Failure to enable XFS Qouta on root filesystem when running Centos 7 with uefi boot.

After running the Webmin.com Virtualmin install shell script, and finishing the first run wizard, Webmin recommends to reboot, to finish enabling quota on the root file system.

After reboot quota on the root file system is not enabled.

OS: Centos 7 x86_64 - up to date.

Cause: Webmin does only update the grub.cfg file found in /boot, and ignores the one in /boot/efi/EFI/centos/grub.cfg this causes the boot via efi to not get the needed change, and by default not enable quota's.

Fix for my setup:

[root@gw-rdam centos]# mv /boot/efi/EFI/centos/grub.cfg /boot/efi/EFI/centos/grub.cfg.orig
[root@gw-rdam centos]# grub2-mkconfig -o /boot/efi/EFI/centos/grub.cfg

Optionally make this check when the notification is displayed, so it can be fixed afterwards.

Steven

Status: 
Fixed (pending)

Comments

Interesting - do all CentOS 7 systems have an extra grub.cfg file in that directory?

i just validated some different machines, all running "Centos 7 X86_64 - latest updates": - Centos 7 Bios boot (Virtual machine KVM / some random older systems): No "/boot/efi/*" folder exists at all. - Centos 7 EFI boot on physical hardware: (installed in EFI mode!) All have the before mentioned directory with the grub.cfg in the efi boot path.

The problem does exist for a while already, i noticed problems with quota support for the first time around August 2016. Many other tasks prevented me from investigating, and since quota where not mission critical on that machine i didn't bother to fix the problem until i hit it again for 3 times in a row last week.

Replication of the problem:
1 - Install a physical machine with EFI support enabled in "bios" using Centos 7
2 - In partitioning section of the installer make the following layout:

/xda1 - 2 GiB /boot       - xfs
/xda2 - 500 MiB /boot/efi - efi platform..
/xda3 - lvm remaining space for / and swap.

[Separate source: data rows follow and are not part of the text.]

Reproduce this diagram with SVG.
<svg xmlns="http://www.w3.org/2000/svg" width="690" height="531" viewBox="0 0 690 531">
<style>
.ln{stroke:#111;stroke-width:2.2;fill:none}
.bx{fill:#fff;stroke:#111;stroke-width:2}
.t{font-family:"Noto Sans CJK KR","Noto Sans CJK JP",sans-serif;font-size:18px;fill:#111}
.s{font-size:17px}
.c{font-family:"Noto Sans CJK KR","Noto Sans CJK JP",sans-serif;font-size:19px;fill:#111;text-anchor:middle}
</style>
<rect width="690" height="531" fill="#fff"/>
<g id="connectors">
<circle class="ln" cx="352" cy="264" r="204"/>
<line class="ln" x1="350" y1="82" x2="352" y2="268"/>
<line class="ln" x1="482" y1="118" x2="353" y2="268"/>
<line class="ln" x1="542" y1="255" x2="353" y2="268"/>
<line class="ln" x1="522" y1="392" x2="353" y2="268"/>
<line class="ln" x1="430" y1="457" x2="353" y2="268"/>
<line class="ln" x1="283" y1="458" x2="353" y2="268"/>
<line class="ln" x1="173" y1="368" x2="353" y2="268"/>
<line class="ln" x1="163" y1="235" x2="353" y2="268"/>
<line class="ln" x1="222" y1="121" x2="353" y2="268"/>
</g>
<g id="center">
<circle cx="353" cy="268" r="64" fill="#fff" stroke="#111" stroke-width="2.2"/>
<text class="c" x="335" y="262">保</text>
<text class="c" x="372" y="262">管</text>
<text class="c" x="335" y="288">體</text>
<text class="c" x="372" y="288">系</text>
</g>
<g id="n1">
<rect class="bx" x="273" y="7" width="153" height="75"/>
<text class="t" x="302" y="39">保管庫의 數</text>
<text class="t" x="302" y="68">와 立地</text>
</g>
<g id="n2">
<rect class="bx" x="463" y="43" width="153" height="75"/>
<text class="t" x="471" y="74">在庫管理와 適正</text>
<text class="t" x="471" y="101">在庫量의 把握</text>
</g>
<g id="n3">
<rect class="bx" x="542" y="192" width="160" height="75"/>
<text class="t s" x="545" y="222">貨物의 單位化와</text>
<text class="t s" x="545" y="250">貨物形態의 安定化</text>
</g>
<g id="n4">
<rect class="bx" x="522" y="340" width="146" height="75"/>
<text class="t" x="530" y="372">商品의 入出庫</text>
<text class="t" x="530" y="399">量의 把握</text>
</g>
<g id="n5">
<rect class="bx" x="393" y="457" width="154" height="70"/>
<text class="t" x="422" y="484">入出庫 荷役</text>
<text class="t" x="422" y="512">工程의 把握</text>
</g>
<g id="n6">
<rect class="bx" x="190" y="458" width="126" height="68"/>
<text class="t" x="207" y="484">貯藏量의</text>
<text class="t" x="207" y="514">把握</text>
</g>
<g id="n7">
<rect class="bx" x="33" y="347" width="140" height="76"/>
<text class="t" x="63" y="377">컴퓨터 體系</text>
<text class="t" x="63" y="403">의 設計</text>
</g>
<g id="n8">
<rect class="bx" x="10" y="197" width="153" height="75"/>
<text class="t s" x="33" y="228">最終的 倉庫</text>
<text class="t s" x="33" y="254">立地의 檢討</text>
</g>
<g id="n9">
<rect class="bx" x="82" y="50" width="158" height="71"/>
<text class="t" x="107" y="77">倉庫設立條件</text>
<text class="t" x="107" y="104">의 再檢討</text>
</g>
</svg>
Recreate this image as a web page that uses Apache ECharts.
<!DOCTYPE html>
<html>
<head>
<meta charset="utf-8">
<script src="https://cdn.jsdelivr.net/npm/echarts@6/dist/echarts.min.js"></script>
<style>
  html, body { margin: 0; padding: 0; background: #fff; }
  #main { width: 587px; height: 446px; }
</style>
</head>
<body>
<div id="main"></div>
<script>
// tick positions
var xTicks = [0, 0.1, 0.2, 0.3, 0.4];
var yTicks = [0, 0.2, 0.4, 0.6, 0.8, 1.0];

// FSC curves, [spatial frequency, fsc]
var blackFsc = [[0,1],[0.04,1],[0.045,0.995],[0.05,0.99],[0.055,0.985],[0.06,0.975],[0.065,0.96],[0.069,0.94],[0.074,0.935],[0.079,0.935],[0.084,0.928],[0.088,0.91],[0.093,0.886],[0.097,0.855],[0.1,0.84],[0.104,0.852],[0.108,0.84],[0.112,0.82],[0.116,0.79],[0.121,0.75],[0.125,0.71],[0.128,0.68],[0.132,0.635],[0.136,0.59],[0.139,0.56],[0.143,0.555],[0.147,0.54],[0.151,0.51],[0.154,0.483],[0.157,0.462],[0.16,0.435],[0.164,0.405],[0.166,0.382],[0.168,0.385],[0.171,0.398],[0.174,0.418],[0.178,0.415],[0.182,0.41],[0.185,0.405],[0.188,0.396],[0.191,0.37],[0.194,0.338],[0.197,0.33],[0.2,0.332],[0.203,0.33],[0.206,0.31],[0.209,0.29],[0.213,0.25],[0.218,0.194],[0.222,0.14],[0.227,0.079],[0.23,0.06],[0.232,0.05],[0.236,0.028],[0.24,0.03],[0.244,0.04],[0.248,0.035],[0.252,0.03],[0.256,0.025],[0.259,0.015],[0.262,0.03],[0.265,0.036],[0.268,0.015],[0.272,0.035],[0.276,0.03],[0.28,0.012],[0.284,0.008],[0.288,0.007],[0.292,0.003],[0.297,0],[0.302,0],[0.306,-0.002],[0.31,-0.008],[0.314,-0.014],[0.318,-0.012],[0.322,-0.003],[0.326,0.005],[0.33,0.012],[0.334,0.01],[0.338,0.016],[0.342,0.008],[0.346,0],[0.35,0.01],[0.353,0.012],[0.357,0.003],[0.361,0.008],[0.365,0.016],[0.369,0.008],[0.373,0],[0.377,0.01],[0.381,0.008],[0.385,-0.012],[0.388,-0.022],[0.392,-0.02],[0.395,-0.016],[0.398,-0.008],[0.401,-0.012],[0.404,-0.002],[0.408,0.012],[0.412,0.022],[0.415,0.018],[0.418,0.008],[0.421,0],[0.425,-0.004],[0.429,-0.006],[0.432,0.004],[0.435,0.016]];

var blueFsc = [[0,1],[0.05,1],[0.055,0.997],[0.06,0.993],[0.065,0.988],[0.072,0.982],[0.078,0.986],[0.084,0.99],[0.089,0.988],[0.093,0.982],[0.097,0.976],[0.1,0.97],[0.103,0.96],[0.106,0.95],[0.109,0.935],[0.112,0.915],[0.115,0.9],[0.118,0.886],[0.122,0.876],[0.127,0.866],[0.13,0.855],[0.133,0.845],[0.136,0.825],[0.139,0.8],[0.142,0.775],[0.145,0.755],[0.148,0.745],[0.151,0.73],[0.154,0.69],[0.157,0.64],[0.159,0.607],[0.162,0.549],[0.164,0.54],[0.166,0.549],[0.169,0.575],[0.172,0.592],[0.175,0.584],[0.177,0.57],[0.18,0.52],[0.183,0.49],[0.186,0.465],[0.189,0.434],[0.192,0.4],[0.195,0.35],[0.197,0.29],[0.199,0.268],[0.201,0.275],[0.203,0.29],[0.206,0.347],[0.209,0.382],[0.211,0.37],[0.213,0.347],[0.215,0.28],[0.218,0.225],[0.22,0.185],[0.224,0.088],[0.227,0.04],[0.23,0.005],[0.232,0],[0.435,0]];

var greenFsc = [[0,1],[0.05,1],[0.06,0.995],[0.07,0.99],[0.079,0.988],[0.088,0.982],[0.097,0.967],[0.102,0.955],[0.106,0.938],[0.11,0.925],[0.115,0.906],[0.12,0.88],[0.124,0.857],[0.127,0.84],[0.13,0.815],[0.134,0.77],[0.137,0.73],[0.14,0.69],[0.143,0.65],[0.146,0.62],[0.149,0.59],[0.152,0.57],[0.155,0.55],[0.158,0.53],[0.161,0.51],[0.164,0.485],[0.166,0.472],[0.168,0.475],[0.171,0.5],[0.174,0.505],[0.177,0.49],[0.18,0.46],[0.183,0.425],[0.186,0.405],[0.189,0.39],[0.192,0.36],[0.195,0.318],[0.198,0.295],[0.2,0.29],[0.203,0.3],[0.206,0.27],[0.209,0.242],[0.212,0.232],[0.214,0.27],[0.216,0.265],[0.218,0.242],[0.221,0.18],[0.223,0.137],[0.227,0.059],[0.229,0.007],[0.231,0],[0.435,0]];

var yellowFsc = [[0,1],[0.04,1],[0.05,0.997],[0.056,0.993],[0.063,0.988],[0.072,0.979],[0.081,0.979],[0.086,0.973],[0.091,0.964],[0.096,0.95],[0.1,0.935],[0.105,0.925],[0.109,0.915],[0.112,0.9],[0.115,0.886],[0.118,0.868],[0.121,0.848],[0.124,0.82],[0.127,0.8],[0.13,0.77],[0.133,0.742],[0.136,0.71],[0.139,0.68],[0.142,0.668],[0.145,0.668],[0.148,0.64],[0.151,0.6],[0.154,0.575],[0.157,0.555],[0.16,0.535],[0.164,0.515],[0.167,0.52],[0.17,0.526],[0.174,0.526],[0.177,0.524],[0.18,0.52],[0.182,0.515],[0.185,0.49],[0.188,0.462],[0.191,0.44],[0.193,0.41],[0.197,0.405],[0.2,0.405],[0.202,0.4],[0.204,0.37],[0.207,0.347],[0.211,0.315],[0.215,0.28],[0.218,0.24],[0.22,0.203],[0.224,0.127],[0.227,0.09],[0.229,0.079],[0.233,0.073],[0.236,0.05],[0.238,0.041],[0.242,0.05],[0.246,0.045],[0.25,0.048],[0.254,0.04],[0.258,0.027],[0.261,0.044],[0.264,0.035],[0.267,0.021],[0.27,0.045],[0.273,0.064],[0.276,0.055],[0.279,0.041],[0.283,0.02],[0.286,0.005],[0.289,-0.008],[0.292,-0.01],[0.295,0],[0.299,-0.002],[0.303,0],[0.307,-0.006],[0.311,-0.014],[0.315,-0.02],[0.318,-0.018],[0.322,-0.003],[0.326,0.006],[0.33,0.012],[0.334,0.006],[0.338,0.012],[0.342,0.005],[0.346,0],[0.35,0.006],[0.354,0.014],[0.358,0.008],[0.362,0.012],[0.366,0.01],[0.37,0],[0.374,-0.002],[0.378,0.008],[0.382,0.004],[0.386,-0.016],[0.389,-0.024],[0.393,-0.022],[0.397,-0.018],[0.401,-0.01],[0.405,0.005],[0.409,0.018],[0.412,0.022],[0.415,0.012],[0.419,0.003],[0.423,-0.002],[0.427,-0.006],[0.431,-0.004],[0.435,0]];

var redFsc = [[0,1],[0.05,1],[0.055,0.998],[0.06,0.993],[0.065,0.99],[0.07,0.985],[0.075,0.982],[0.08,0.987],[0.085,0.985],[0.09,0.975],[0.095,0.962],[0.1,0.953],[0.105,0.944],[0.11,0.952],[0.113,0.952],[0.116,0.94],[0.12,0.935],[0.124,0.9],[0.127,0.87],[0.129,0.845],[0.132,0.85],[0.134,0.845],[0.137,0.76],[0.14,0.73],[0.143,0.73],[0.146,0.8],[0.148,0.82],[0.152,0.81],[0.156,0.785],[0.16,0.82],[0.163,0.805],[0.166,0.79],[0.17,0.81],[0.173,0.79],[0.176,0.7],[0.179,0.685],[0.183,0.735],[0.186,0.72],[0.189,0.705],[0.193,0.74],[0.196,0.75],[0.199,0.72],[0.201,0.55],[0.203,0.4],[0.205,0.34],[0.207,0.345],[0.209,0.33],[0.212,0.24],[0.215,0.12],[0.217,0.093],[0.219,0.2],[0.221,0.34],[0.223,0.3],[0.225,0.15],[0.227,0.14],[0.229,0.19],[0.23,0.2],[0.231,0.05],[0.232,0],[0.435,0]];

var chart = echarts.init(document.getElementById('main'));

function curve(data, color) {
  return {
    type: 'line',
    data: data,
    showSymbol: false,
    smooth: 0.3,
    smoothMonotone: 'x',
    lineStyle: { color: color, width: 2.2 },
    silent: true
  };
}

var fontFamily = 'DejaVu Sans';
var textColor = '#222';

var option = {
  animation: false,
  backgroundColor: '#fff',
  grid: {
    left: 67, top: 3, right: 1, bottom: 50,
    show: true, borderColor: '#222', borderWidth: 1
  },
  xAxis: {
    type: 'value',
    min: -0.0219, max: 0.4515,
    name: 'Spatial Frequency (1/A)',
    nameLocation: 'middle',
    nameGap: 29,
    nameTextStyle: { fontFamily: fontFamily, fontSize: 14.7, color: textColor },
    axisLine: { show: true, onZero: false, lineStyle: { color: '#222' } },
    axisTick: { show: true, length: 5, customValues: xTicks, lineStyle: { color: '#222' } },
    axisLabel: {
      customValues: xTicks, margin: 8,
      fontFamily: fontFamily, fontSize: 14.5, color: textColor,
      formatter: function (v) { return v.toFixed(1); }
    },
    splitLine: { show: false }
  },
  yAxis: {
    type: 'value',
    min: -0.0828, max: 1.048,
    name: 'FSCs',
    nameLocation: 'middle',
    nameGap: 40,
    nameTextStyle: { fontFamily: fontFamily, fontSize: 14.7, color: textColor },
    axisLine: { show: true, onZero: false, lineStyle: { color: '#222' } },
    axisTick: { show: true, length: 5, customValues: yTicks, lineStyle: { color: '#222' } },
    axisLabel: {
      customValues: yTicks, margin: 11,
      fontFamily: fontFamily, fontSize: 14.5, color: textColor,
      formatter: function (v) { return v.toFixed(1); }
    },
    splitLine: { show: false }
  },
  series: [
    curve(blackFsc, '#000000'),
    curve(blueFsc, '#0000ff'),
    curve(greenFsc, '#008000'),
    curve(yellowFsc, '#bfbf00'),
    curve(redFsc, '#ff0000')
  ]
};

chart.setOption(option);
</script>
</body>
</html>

3 - yum update, reboot, run virtualmin install.sh from webmin.com, finish the web based wizard, re-check installation --> get XFS reboot message, reboot --> get XFS message --> loop arround.

I was having a look at our installer, and actually Virtualmin doesn't update any GRUB config to enable XFS - it just assumes that an EXT filesystem is in use, and that quotas can be activated with the quotaon command.

Just experienced the same issue on a UEFI Centos 7 install. rootflags=uquota,gquota is successfully added to the /etc/default/grub template and /boot/grub2/grub.cfg. However UEFI installs don't use /boot/grub2/grub.cfg, they use /boot/efi/EFI/centos/grub.cfg.

Running "grub2-mkconfig -o /boot/efi/EFI/centos/grub.cfg" rebuilds the correct cfg file from the template at /etc/default/grub and correctly applies the changes.

Would be great if the installer could somehow detect UEFI installs and run this automatically

Is there a command or config file that can be used on a CentOS system to determine if it's using UEFI or not?

This should do it:

[ -d /sys/firmware/efi ] && echo UEFI || echo BIOS

Returns UEFI on my system. Should return BIOS for non-UEFI (BIOS) systems. So for centos / rhel 7, I reckon the best way would be:

  1. Update /etc/default/grub template with rootflags=uquota,gquota if XFS quotas aren't enabled.

  2. If [ -d /sys/firmware/efi ] && echo UEFI || echo BIOS returns UEFI run the following to rebuid grub.cfg from the template:

grub2-mkconfig -o /boot/efi/EFI/centos/grub.cfg (CentOS)
grub2-mkconfig -o /boot/efi/EFI/redhat/grub.cfg (RHEL)

And if it returns "BIOS" run the following instead:

grub2-mkconfig -o /boot/grub2/grub.cfg

Hope this helps

PS. moving from a hosted WHM/cPanel VPS to my own dedicated server for the first time and just started playing with Webmin / Virtualmin. Loving it so far - awesome work mate! Great to hear it's by a fellow Aussie too. My linux skills aren't the best but I'll try and help with little things like this when I can

Assigned: Unassigned »

Joe, this looks like a fix that's needed in the install script?

Same problem this morning with a fresh install of C7.

Will the next update put things right?

Or will we have to wait 2 years for the next comment on this.

Ilia's picture
Submitted by Ilia on Sun, 07/26/2020 - 10:43

Will the next update put things right?

Yes.

Or will we have to wait 2 years for the next comment on this.

No, and we are planning to make next Virtualmin 6.11 release this weekend.